The best worst-kept secret in the graphics market right now?

Review Nvidia's GeForce 6800 GS chip is a respin of the 6800 GT. It's built on a 110nm process enabling it to offer higher clock speeds and, as such it has taken a lead over the cards based on ATI's X800 GTO. However, Sapphire is exclusively offering a part called the X800GTO². The 'squared' refers to the fact that this card's GPU has one 'quad' of pipelines that has been disabled, but that with a bit of jiggery-pockery from a BIOS flash and an overclocking tool, it can be turned from a 12-pipeline 400MHz card into a 540MHz 16-pipeline graphics card.

Sapphire Radeon X800GTO2

How so? This is because, unofficially at least, this card is to all intents and purposes an R480 - ie. an X850 XT. So why is ATI selling full-on X850 XT's as the lowly X800 GTO? Because X850 XTs were at one point very expensive to make, but as its manufacturing process matured costs came down, ATI is able to offer a much cheaper card by producing a full working R480 core and then disabling a pipeline quad. However, by thinly disguising the fact that it can be modded, ATI is able to generate buzz and a lot of mid-range sales, all pretty good for the bottom line. So while it says X800 GTO on the box, Sapphire might as well have written it in crayon over the X850 XT sticker. That said, there's no official support and BIOS flashing will void the warranty.

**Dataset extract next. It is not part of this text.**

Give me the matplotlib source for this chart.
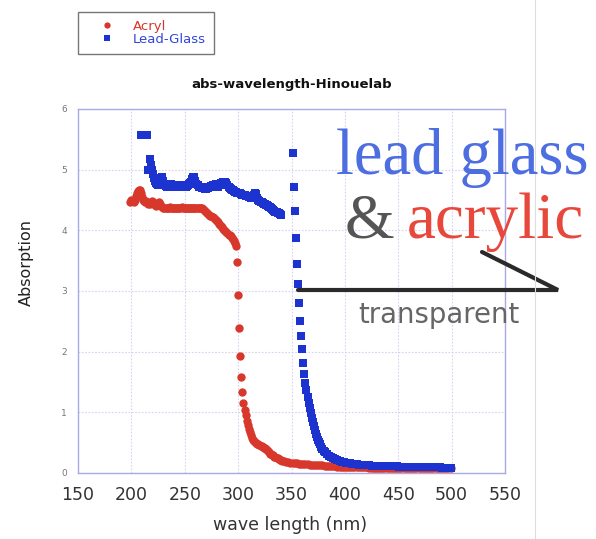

This means that instructions on how to modify the card aren't included in the box, but you can find them easily using a web search engine. The process should be trouble free, but I did run into problems. Once flashed, the card refused to generate a picture on our test system and it turned out that there was a rare incompatibility with our motherboard. After switching to another motherboard, the card booted fine and had successfully been upgraded 16 pipelines.

The card is a fairly regular looking thing. The heatsink spears to be copper rather than aluminium, to take care of the extra heat from the expected overclock. There's a power connector on the back, which is definitely necessary.

Once I'd flashed the card, I installed the popular ATI Tool utility to enable me to overclock the card. To see if the card lived up to the hype and being an impatient type, I didn't bother being cautious. I pushed the core and memory all the way up to X850 XT PE speeds - 540MHz for the core and 590MHz for the memory - and set it off to run. It did so without fuss for the entire run of benchmarks without image quality being affected. Again, there's no guarantee that this will be the case for every card. The cooler is also not as big as the one on the standard X850 XT PE, so good air-flow in your PC case is essential.